Start of SOURCE MATERIAL
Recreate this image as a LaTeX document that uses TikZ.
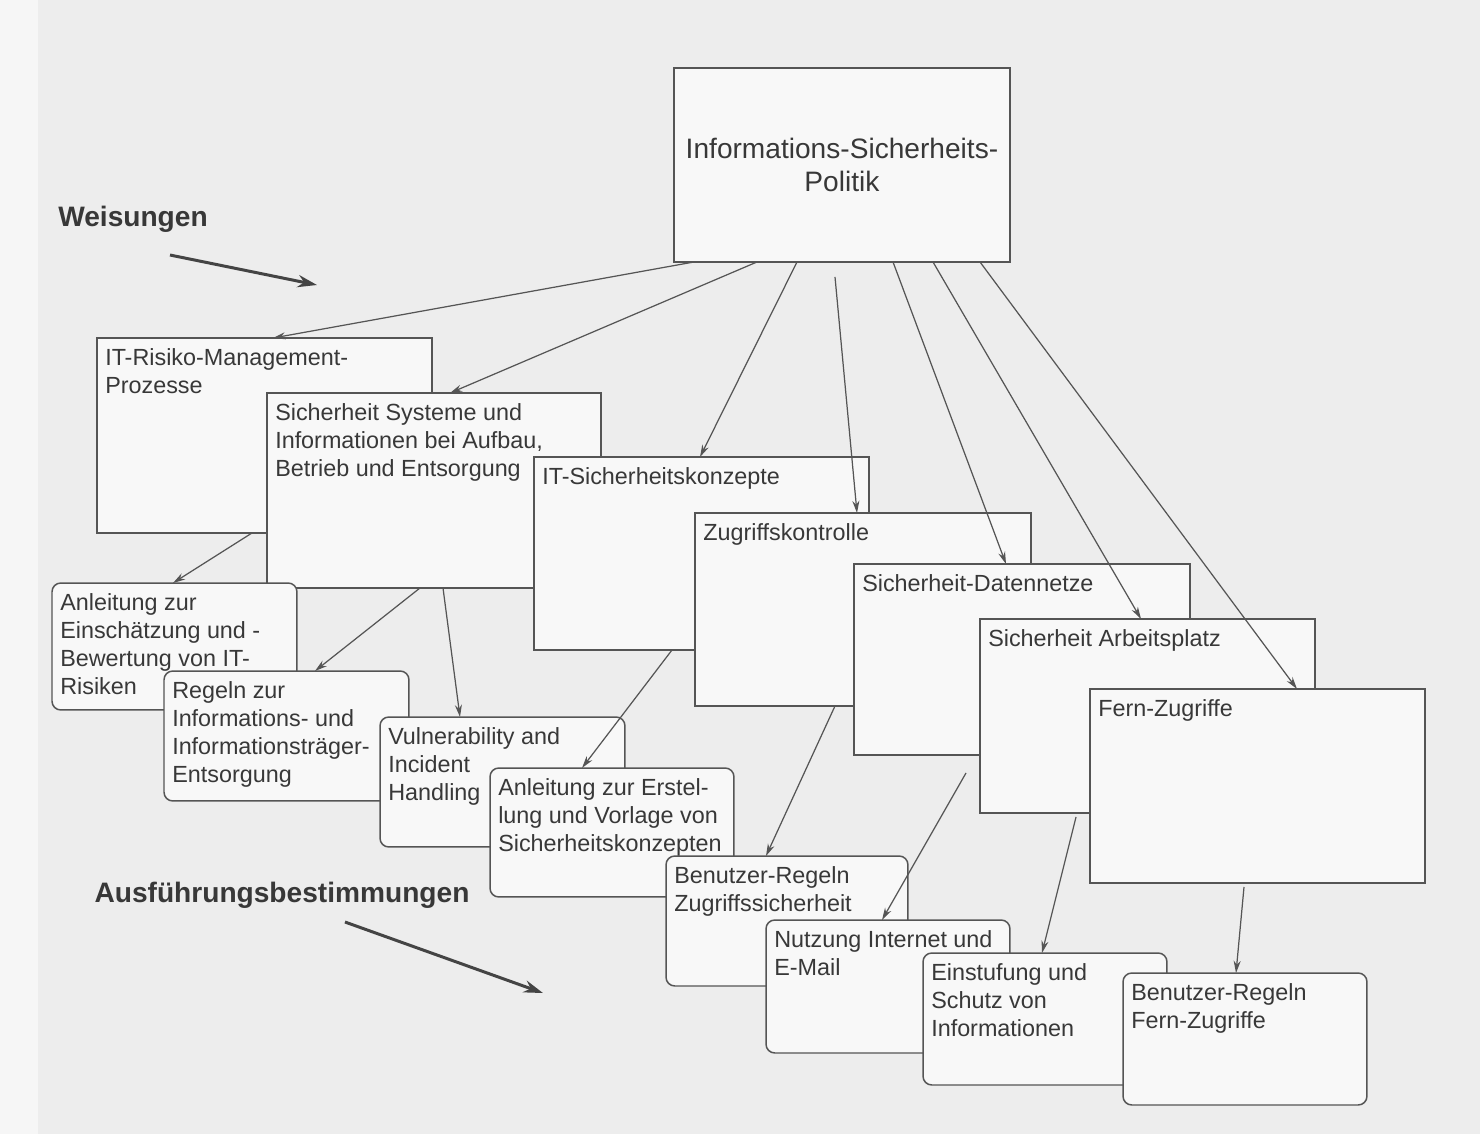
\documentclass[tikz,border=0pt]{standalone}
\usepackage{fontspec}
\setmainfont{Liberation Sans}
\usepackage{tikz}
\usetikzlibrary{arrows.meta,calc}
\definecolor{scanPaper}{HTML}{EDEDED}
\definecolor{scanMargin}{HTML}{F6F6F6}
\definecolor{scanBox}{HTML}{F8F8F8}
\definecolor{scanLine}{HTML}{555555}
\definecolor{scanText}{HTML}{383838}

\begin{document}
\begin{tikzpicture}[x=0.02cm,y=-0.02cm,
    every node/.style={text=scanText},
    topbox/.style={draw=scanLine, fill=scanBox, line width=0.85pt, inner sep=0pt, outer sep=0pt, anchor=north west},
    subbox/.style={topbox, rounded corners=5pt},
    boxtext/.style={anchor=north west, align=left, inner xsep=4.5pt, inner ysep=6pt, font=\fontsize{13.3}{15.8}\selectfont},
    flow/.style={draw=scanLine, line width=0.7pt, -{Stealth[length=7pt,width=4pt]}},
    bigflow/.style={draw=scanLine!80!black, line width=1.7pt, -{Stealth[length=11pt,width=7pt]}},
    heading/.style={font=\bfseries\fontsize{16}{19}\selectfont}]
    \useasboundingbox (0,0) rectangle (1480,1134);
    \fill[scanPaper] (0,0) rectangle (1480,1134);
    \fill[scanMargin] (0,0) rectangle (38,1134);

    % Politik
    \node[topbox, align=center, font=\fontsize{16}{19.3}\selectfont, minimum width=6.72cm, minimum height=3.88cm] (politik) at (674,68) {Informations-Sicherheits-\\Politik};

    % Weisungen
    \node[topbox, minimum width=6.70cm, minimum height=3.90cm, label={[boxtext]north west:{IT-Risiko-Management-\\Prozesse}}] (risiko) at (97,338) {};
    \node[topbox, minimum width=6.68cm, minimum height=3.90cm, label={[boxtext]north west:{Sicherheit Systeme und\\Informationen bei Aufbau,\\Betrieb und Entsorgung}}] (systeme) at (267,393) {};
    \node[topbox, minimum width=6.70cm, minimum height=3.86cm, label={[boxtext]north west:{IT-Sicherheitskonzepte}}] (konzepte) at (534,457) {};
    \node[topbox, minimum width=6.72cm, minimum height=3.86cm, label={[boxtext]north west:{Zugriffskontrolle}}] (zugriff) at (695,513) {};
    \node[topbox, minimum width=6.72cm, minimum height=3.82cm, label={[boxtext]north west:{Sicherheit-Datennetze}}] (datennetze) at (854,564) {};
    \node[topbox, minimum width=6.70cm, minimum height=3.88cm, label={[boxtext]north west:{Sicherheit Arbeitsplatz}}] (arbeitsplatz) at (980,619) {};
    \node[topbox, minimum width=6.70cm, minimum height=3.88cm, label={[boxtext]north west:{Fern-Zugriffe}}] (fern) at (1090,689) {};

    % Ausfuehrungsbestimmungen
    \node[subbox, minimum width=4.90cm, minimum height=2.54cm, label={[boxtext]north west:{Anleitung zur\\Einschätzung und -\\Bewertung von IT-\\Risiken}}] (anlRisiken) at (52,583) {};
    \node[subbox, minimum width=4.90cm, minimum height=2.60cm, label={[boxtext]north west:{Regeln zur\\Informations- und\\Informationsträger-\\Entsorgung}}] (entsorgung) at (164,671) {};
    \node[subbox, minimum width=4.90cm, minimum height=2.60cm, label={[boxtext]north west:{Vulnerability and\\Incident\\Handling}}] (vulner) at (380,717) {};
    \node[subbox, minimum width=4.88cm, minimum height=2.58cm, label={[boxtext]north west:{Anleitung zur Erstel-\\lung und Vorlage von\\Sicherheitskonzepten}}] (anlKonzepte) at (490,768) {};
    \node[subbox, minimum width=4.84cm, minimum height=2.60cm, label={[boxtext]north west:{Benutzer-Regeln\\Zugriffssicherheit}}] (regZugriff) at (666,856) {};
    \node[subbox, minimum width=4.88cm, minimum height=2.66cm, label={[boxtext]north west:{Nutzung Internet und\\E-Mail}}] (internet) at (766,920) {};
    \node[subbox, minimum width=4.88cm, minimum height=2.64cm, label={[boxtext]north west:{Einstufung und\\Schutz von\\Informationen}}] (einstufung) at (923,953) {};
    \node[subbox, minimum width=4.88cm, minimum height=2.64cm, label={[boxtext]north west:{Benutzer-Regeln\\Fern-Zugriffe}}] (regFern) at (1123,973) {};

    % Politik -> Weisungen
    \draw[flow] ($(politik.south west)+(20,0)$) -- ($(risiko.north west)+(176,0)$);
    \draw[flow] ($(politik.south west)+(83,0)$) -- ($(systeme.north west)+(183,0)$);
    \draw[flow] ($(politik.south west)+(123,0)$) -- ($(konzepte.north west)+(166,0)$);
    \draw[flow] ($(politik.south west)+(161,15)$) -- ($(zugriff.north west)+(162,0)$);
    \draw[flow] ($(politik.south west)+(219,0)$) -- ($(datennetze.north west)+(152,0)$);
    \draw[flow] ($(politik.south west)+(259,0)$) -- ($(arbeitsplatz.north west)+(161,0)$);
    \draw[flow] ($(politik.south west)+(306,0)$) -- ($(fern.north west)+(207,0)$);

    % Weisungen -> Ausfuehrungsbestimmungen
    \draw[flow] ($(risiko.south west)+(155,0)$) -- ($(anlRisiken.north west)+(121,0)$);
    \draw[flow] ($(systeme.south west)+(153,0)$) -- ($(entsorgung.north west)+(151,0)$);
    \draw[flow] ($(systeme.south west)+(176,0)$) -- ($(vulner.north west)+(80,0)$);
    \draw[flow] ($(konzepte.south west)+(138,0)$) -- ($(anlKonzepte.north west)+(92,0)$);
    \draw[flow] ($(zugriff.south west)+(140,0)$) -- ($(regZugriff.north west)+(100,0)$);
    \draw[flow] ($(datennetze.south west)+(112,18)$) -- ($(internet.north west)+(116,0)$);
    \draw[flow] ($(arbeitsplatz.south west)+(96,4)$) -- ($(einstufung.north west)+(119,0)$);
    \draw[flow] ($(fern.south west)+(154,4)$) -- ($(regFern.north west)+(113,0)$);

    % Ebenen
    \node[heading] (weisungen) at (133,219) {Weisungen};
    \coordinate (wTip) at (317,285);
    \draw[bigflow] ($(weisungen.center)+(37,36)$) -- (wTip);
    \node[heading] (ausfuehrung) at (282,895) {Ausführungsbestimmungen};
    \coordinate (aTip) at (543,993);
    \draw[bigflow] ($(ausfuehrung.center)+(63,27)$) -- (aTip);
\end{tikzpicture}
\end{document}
End of SOURCE MATERIAL
TASK BRIEF ▸ Word for word, quote the full listing, omitting every picture.

EXERCISE SOLUTION ▸
Recreate this image as a LaTeX document that uses TikZ.
\documentclass[tikz,border=0pt]{standalone}
\usepackage{fontspec}
\setmainfont{Liberation Sans}
\usepackage{tikz}
\usetikzlibrary{arrows.meta,calc}
\definecolor{scanPaper}{HTML}{EDEDED}
\definecolor{scanMargin}{HTML}{F6F6F6}
\definecolor{scanBox}{HTML}{F8F8F8}
\definecolor{scanLine}{HTML}{555555}
\definecolor{scanText}{HTML}{383838}

\begin{document}
\begin{tikzpicture}[x=0.02cm,y=-0.02cm,
    every node/.style={text=scanText},
    topbox/.style={draw=scanLine, fill=scanBox, line width=0.85pt, inner sep=0pt, outer sep=0pt, anchor=north west},
    subbox/.style={topbox, rounded corners=5pt},
    boxtext/.style={anchor=north west, align=left, inner xsep=4.5pt, inner ysep=6pt, font=\fontsize{13.3}{15.8}\selectfont},
    flow/.style={draw=scanLine, line width=0.7pt, -{Stealth[length=7pt,width=4pt]}},
    bigflow/.style={draw=scanLine!80!black, line width=1.7pt, -{Stealth[length=11pt,width=7pt]}},
    heading/.style={font=\bfseries\fontsize{16}{19}\selectfont}]
    \useasboundingbox (0,0) rectangle (1480,1134);
    \fill[scanPaper] (0,0) rectangle (1480,1134);
    \fill[scanMargin] (0,0) rectangle (38,1134);

    % Politik
    \node[topbox, align=center, font=\fontsize{16}{19.3}\selectfont, minimum width=6.72cm, minimum height=3.88cm] (politik) at (674,68) {Informations-Sicherheits-\\Politik};

    % Weisungen
    \node[topbox, minimum width=6.70cm, minimum height=3.90cm, label={[boxtext]north west:{IT-Risiko-Management-\\Prozesse}}] (risiko) at (97,338) {};
    \node[topbox, minimum width=6.68cm, minimum height=3.90cm, label={[boxtext]north west:{Sicherheit Systeme und\\Informationen bei Aufbau,\\Betrieb und Entsorgung}}] (systeme) at (267,393) {};
    \node[topbox, minimum width=6.70cm, minimum height=3.86cm, label={[boxtext]north west:{IT-Sicherheitskonzepte}}] (konzepte) at (534,457) {};
    \node[topbox, minimum width=6.72cm, minimum height=3.86cm, label={[boxtext]north west:{Zugriffskontrolle}}] (zugriff) at (695,513) {};
    \node[topbox, minimum width=6.72cm, minimum height=3.82cm, label={[boxtext]north west:{Sicherheit-Datennetze}}] (datennetze) at (854,564) {};
    \node[topbox, minimum width=6.70cm, minimum height=3.88cm, label={[boxtext]north west:{Sicherheit Arbeitsplatz}}] (arbeitsplatz) at (980,619) {};
    \node[topbox, minimum width=6.70cm, minimum height=3.88cm, label={[boxtext]north west:{Fern-Zugriffe}}] (fern) at (1090,689) {};

    % Ausfuehrungsbestimmungen
    \node[subbox, minimum width=4.90cm, minimum height=2.54cm, label={[boxtext]north west:{Anleitung zur\\Einschätzung und -\\Bewertung von IT-\\Risiken}}] (anlRisiken) at (52,583) {};
    \node[subbox, minimum width=4.90cm, minimum height=2.60cm, label={[boxtext]north west:{Regeln zur\\Informations- und\\Informationsträger-\\Entsorgung}}] (entsorgung) at (164,671) {};
    \node[subbox, minimum width=4.90cm, minimum height=2.60cm, label={[boxtext]north west:{Vulnerability and\\Incident\\Handling}}] (vulner) at (380,717) {};
    \node[subbox, minimum width=4.88cm, minimum height=2.58cm, label={[boxtext]north west:{Anleitung zur Erstel-\\lung und Vorlage von\\Sicherheitskonzepten}}] (anlKonzepte) at (490,768) {};
    \node[subbox, minimum width=4.84cm, minimum height=2.60cm, label={[boxtext]north west:{Benutzer-Regeln\\Zugriffssicherheit}}] (regZugriff) at (666,856) {};
    \node[subbox, minimum width=4.88cm, minimum height=2.66cm, label={[boxtext]north west:{Nutzung Internet und\\E-Mail}}] (internet) at (766,920) {};
    \node[subbox, minimum width=4.88cm, minimum height=2.64cm, label={[boxtext]north west:{Einstufung und\\Schutz von\\Informationen}}] (einstufung) at (923,953) {};
    \node[subbox, minimum width=4.88cm, minimum height=2.64cm, label={[boxtext]north west:{Benutzer-Regeln\\Fern-Zugriffe}}] (regFern) at (1123,973) {};

    % Politik -> Weisungen
    \draw[flow] ($(politik.south west)+(20,0)$) -- ($(risiko.north west)+(176,0)$);
    \draw[flow] ($(politik.south west)+(83,0)$) -- ($(systeme.north west)+(183,0)$);
    \draw[flow] ($(politik.south west)+(123,0)$) -- ($(konzepte.north west)+(166,0)$);
    \draw[flow] ($(politik.south west)+(161,15)$) -- ($(zugriff.north west)+(162,0)$);
    \draw[flow] ($(politik.south west)+(219,0)$) -- ($(datennetze.north west)+(152,0)$);
    \draw[flow] ($(politik.south west)+(259,0)$) -- ($(arbeitsplatz.north west)+(161,0)$);
    \draw[flow] ($(politik.south west)+(306,0)$) -- ($(fern.north west)+(207,0)$);

    % Weisungen -> Ausfuehrungsbestimmungen
    \draw[flow] ($(risiko.south west)+(155,0)$) -- ($(anlRisiken.north west)+(121,0)$);
    \draw[flow] ($(systeme.south west)+(153,0)$) -- ($(entsorgung.north west)+(151,0)$);
    \draw[flow] ($(systeme.south west)+(176,0)$) -- ($(vulner.north west)+(80,0)$);
    \draw[flow] ($(konzepte.south west)+(138,0)$) -- ($(anlKonzepte.north west)+(92,0)$);
    \draw[flow] ($(zugriff.south west)+(140,0)$) -- ($(regZugriff.north west)+(100,0)$);
    \draw[flow] ($(datennetze.south west)+(112,18)$) -- ($(internet.north west)+(116,0)$);
    \draw[flow] ($(arbeitsplatz.south west)+(96,4)$) -- ($(einstufung.north west)+(119,0)$);
    \draw[flow] ($(fern.south west)+(154,4)$) -- ($(regFern.north west)+(113,0)$);

    % Ebenen
    \node[heading] (weisungen) at (133,219) {Weisungen};
    \coordinate (wTip) at (317,285);
    \draw[bigflow] ($(weisungen.center)+(37,36)$) -- (wTip);
    \node[heading] (ausfuehrung) at (282,895) {Ausführungsbestimmungen};
    \coordinate (aTip) at (543,993);
    \draw[bigflow] ($(ausfuehrung.center)+(63,27)$) -- (aTip);
\end{tikzpicture}
\end{document}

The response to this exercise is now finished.